**STATED TASK**: Output only the lines running from the line bearing "Convert this chart to Plotly code." through the line bearing "legend_x = [-0.066, 0.280, 0.659]", character for character.

──────────────────────────────

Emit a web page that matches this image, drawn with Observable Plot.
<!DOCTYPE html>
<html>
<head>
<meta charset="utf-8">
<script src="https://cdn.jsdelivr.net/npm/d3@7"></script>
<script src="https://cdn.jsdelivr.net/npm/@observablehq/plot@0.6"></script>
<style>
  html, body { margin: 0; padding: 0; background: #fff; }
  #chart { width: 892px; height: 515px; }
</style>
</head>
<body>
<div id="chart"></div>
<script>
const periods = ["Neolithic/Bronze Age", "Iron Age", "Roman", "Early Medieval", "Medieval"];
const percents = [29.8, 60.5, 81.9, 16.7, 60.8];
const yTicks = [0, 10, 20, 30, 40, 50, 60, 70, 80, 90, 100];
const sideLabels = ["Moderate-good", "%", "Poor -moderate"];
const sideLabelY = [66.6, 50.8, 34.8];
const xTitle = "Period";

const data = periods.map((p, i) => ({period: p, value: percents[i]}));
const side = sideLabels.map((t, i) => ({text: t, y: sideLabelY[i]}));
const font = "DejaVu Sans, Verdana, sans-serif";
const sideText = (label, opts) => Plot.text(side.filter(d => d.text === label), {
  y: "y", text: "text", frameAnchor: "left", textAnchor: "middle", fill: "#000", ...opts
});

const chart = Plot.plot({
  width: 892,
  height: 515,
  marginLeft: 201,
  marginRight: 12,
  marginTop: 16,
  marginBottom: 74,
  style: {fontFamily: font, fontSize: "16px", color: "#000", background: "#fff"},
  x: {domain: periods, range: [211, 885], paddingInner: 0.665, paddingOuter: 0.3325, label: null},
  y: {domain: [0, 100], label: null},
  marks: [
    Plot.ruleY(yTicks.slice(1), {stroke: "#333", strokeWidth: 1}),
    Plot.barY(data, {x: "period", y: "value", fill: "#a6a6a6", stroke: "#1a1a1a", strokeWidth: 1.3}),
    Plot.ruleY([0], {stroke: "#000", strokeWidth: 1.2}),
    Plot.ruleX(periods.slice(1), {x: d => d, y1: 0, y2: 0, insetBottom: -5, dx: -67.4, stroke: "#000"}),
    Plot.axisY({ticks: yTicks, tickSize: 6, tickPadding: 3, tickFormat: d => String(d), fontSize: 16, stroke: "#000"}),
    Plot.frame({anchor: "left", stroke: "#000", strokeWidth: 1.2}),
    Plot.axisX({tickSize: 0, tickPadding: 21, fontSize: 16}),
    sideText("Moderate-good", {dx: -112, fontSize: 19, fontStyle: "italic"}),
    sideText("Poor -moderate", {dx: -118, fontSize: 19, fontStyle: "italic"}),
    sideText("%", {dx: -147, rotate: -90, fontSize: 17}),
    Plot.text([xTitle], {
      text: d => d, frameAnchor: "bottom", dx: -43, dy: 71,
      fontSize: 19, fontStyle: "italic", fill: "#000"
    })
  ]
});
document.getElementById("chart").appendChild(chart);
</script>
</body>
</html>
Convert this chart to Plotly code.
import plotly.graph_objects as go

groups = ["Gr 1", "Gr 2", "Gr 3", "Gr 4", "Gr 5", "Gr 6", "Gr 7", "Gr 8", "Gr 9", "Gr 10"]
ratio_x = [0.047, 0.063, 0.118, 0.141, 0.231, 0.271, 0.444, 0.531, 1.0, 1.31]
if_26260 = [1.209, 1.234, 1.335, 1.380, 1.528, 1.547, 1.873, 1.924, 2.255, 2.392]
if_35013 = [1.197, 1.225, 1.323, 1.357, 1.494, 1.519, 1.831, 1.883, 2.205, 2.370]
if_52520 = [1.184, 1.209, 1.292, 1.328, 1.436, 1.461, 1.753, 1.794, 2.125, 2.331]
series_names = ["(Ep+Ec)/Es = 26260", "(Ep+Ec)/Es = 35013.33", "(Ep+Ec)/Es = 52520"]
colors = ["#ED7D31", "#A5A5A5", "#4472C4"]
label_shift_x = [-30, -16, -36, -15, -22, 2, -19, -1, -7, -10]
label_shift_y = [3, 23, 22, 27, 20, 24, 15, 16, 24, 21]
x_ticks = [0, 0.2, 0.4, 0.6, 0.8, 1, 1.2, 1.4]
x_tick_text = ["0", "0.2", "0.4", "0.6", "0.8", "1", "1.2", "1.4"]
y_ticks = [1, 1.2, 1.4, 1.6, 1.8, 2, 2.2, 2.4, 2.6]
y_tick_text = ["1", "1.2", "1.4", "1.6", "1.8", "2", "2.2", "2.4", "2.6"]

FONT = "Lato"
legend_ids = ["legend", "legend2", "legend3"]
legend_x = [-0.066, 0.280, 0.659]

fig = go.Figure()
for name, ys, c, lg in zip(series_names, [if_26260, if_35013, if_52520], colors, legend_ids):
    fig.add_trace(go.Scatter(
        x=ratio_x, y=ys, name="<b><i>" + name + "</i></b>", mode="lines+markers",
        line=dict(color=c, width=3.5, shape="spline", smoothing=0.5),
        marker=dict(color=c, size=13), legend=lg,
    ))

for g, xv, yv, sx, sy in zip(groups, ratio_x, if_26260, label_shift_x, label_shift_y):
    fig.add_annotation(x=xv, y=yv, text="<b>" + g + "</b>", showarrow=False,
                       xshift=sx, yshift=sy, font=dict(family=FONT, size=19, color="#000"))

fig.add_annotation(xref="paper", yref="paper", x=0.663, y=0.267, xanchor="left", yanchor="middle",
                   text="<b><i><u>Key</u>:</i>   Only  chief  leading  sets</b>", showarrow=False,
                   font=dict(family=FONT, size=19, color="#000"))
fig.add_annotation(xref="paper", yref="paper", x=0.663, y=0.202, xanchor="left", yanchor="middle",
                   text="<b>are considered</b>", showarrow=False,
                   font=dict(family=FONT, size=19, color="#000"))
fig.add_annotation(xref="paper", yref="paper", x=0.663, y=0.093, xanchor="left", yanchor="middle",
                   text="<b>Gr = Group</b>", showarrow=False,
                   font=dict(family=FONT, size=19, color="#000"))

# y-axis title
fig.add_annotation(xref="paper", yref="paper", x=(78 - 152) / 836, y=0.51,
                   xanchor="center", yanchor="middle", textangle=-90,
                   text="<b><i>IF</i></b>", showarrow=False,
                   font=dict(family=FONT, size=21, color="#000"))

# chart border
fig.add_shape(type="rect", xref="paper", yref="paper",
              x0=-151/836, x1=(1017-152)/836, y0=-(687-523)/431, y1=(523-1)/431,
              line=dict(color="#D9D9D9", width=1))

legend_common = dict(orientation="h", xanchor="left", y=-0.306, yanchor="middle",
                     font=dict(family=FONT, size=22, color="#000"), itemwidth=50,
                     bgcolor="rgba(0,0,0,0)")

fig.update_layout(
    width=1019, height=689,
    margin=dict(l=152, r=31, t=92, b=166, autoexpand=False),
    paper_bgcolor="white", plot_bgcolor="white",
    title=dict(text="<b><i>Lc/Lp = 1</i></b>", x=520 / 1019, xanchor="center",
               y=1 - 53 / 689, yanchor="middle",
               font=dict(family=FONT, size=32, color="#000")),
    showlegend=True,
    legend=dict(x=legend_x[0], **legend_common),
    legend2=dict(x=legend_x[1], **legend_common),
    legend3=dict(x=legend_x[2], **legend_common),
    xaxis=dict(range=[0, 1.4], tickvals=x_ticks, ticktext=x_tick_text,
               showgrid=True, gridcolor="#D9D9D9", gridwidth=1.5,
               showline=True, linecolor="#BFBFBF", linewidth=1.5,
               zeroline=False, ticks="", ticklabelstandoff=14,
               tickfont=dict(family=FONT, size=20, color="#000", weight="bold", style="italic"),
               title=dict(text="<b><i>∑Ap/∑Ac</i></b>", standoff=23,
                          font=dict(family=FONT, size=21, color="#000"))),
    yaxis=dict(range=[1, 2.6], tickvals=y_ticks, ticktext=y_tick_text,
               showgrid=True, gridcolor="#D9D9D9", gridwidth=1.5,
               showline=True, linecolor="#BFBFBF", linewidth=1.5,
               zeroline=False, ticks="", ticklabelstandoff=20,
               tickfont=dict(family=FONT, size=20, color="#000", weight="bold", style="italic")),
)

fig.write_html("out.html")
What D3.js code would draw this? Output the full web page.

──────────────────────────────

**RESULT**:
Convert this chart to Plotly code.
import plotly.graph_objects as go

groups = ["Gr 1", "Gr 2", "Gr 3", "Gr 4", "Gr 5", "Gr 6", "Gr 7", "Gr 8", "Gr 9", "Gr 10"]
ratio_x = [0.047, 0.063, 0.118, 0.141, 0.231, 0.271, 0.444, 0.531, 1.0, 1.31]
if_26260 = [1.209, 1.234, 1.335, 1.380, 1.528, 1.547, 1.873, 1.924, 2.255, 2.392]
if_35013 = [1.197, 1.225, 1.323, 1.357, 1.494, 1.519, 1.831, 1.883, 2.205, 2.370]
if_52520 = [1.184, 1.209, 1.292, 1.328, 1.436, 1.461, 1.753, 1.794, 2.125, 2.331]
series_names = ["(Ep+Ec)/Es = 26260", "(Ep+Ec)/Es = 35013.33", "(Ep+Ec)/Es = 52520"]
colors = ["#ED7D31", "#A5A5A5", "#4472C4"]
label_shift_x = [-30, -16, -36, -15, -22, 2, -19, -1, -7, -10]
label_shift_y = [3, 23, 22, 27, 20, 24, 15, 16, 24, 21]
x_ticks = [0, 0.2, 0.4, 0.6, 0.8, 1, 1.2, 1.4]
x_tick_text = ["0", "0.2", "0.4", "0.6", "0.8", "1", "1.2", "1.4"]
y_ticks = [1, 1.2, 1.4, 1.6, 1.8, 2, 2.2, 2.4, 2.6]
y_tick_text = ["1", "1.2", "1.4", "1.6", "1.8", "2", "2.2", "2.4", "2.6"]

FONT = "Lato"
legend_ids = ["legend", "legend2", "legend3"]
legend_x = [-0.066, 0.280, 0.659]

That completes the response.